Task: Leave the pictures out. Retype exactly the lines below from the one containing "Rebuild this chart" through the one containing "const yTicks = [10, 12, 14, 16, 18, 20, 22, 24];", and no others.

Material for the task:

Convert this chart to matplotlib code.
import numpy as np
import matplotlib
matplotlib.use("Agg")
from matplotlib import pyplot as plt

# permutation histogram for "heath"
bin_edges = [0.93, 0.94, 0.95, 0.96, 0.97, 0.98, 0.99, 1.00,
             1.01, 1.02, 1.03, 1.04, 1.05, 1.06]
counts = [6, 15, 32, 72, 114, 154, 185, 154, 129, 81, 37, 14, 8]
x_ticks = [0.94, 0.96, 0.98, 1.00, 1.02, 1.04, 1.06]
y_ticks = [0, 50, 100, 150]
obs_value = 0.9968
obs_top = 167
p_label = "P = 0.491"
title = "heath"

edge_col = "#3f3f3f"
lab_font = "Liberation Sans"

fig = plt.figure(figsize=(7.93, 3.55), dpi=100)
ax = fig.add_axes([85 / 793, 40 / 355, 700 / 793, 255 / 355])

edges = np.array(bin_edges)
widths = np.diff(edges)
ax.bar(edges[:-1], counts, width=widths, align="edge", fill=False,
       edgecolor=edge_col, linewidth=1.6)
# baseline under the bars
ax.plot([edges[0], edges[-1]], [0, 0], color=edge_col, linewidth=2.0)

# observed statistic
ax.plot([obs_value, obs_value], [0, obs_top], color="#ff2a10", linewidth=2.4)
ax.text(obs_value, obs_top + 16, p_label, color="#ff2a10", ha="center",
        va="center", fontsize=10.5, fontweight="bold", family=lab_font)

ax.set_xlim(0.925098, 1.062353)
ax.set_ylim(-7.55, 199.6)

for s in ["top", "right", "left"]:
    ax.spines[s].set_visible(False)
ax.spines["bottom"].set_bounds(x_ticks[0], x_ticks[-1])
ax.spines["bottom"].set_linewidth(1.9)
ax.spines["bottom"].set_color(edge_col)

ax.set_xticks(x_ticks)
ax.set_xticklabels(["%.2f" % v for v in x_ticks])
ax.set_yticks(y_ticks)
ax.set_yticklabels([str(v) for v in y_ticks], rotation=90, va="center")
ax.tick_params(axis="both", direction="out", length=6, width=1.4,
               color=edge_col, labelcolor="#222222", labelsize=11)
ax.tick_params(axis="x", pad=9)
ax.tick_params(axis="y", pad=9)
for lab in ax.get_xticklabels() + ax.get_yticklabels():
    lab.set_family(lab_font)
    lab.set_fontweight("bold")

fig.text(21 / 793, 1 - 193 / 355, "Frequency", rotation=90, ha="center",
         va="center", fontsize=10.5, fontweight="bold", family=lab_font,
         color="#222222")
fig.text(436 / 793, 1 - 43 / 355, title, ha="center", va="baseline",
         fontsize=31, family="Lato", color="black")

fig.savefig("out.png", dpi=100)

--

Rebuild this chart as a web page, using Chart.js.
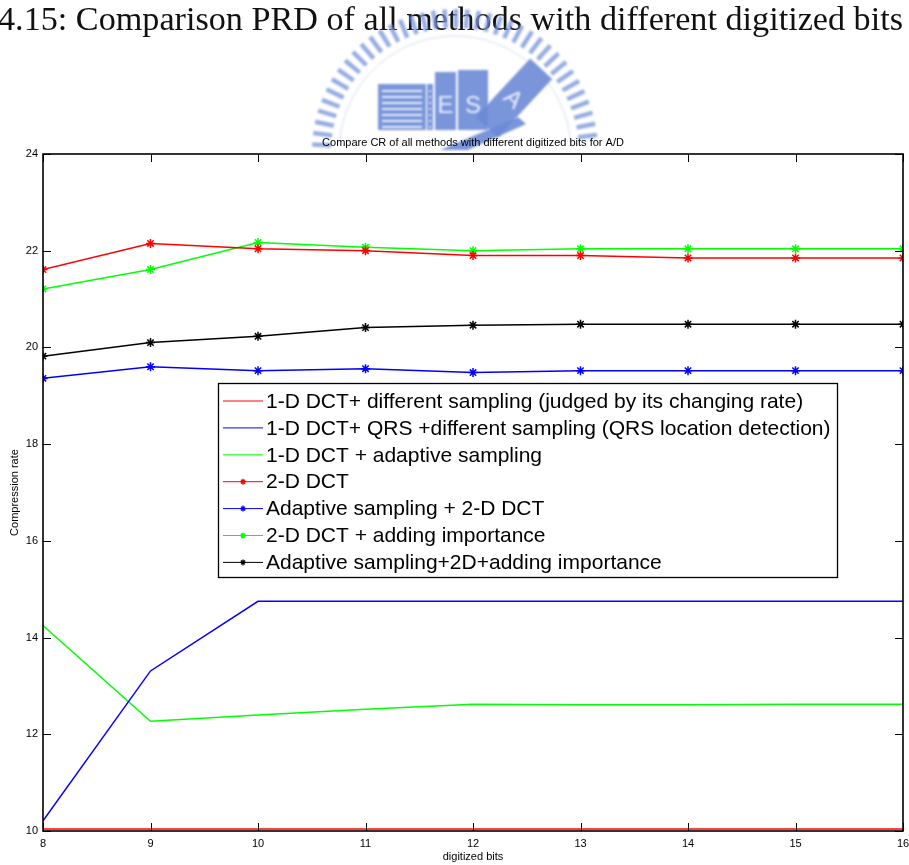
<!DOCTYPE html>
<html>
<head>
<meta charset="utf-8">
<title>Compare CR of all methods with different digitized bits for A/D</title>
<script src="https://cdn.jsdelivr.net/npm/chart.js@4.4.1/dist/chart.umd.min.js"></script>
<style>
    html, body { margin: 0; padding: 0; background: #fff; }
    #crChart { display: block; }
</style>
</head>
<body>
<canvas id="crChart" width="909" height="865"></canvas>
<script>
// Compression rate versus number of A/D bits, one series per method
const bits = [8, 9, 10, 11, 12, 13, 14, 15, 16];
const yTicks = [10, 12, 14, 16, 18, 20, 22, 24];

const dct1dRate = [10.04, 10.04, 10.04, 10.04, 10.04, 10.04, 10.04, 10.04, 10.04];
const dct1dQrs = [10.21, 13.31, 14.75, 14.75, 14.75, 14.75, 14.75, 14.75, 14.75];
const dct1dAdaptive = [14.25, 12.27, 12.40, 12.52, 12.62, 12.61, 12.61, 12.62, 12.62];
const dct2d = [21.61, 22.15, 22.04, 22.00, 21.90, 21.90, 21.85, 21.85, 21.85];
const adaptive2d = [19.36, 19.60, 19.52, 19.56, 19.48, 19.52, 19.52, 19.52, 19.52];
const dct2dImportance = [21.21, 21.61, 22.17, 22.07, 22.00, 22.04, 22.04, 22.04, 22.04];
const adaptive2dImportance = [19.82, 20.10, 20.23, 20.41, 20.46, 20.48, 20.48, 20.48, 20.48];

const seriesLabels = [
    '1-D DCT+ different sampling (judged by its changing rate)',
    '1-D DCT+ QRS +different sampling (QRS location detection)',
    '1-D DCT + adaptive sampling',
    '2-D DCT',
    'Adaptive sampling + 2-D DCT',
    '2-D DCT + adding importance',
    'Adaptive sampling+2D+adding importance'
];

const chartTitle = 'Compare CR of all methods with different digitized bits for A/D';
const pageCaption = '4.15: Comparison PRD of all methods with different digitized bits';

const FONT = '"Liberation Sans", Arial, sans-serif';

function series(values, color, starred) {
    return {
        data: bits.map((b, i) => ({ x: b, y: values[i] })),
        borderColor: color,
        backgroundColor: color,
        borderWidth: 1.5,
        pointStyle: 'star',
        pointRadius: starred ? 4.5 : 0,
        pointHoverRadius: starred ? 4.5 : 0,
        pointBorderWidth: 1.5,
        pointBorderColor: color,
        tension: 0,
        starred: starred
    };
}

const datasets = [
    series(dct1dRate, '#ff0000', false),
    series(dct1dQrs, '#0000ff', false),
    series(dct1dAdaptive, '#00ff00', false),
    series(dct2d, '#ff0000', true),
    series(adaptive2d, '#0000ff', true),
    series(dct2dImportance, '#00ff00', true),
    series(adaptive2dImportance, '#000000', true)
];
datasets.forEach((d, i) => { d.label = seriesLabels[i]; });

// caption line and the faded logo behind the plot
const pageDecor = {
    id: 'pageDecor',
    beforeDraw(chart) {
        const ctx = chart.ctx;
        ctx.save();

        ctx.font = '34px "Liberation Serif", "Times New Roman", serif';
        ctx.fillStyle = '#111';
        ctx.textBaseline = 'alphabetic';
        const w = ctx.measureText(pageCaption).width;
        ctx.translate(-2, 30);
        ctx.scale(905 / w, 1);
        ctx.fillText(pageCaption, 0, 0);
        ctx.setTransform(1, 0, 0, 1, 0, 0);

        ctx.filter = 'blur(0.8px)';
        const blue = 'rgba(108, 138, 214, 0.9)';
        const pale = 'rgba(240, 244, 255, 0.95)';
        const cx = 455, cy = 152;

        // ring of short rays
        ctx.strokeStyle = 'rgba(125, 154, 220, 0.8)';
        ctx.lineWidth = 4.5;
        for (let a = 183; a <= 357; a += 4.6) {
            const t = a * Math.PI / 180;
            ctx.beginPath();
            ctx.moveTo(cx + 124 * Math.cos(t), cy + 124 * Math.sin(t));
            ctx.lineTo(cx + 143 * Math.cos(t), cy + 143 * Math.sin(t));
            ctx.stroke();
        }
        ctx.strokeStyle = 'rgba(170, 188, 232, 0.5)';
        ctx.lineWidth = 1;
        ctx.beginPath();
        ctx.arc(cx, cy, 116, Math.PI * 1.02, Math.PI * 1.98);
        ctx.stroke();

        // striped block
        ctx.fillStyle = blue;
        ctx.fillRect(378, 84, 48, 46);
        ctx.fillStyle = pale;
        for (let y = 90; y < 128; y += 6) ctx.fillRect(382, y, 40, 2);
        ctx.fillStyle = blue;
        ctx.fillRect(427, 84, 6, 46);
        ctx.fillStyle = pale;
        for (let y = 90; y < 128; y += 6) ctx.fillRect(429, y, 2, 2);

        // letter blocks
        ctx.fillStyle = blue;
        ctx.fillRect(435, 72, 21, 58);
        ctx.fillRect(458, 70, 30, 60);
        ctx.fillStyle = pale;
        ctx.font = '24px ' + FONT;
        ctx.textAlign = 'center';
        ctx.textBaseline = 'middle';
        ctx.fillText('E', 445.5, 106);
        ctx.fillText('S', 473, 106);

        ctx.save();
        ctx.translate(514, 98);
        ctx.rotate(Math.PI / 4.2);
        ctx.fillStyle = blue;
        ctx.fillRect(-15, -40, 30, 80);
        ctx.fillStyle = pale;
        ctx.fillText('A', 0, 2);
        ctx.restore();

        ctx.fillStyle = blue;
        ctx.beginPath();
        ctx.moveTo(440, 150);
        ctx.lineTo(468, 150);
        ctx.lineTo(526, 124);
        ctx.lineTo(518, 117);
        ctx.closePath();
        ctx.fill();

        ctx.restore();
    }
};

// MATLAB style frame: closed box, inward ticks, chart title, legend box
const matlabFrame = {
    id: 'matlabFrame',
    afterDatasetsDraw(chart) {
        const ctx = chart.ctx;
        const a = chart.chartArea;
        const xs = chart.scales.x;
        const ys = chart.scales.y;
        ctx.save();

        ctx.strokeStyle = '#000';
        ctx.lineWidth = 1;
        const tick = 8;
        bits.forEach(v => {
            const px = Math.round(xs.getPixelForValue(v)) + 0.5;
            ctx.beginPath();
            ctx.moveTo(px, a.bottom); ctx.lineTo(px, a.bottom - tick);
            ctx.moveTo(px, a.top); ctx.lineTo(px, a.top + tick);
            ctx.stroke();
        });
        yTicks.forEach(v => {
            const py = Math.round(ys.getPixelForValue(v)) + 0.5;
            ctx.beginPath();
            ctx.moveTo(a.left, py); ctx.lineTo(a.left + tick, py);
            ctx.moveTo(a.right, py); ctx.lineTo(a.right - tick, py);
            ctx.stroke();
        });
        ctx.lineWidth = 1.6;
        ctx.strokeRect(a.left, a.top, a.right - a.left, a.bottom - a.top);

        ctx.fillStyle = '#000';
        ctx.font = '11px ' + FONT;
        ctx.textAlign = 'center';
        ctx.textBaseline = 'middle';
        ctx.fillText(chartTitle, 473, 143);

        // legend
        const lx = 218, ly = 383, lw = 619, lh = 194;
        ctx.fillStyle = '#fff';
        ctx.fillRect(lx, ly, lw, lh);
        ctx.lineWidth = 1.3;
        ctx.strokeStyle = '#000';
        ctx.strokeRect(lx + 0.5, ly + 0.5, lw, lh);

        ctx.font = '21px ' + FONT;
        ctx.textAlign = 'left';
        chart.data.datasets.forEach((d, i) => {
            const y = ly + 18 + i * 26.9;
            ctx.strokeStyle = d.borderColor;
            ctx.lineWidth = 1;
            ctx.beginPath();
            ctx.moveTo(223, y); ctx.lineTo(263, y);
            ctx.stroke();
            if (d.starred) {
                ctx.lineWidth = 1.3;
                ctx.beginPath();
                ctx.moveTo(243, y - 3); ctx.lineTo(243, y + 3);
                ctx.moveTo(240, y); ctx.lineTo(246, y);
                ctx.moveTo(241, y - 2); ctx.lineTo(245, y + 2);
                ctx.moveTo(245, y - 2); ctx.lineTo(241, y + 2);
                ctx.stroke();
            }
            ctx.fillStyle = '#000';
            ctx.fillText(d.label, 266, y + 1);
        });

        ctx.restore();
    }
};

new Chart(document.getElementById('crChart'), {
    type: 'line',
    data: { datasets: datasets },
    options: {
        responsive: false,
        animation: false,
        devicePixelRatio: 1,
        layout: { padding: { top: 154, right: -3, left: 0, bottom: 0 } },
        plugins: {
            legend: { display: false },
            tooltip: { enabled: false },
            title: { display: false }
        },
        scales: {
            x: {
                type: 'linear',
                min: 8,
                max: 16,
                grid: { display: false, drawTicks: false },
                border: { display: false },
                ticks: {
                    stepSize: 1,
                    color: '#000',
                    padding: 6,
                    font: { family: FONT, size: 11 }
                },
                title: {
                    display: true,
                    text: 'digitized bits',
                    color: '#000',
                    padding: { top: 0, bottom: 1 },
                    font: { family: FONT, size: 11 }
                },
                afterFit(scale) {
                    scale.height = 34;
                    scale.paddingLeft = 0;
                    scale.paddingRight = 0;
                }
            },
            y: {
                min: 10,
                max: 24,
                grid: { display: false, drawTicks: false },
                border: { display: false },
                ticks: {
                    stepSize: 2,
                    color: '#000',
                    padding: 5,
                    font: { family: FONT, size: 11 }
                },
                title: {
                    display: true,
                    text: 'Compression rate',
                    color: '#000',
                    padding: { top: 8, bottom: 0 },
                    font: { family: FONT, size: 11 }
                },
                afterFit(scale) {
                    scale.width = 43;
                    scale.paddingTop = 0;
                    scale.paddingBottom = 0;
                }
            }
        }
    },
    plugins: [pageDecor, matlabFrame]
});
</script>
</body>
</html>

==

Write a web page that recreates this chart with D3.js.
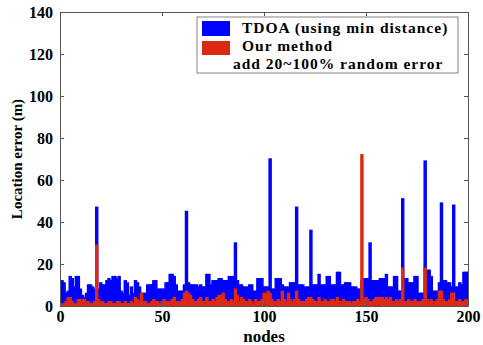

Final result:
Rebuild this chart as a web page, using Chart.js.
<!DOCTYPE html>
<html>
<head>
<meta charset="utf-8">
<title>Compare CR of all methods with different digitized bits for A/D</title>
<script src="https://cdn.jsdelivr.net/npm/chart.js@4.4.1/dist/chart.umd.min.js"></script>
<style>
    html, body { margin: 0; padding: 0; background: #fff; }
    #crChart { display: block; }
</style>
</head>
<body>
<canvas id="crChart" width="909" height="865"></canvas>
<script>
// Compression rate versus number of A/D bits, one series per method
const bits = [8, 9, 10, 11, 12, 13, 14, 15, 16];
const yTicks = [10, 12, 14, 16, 18, 20, 22, 24];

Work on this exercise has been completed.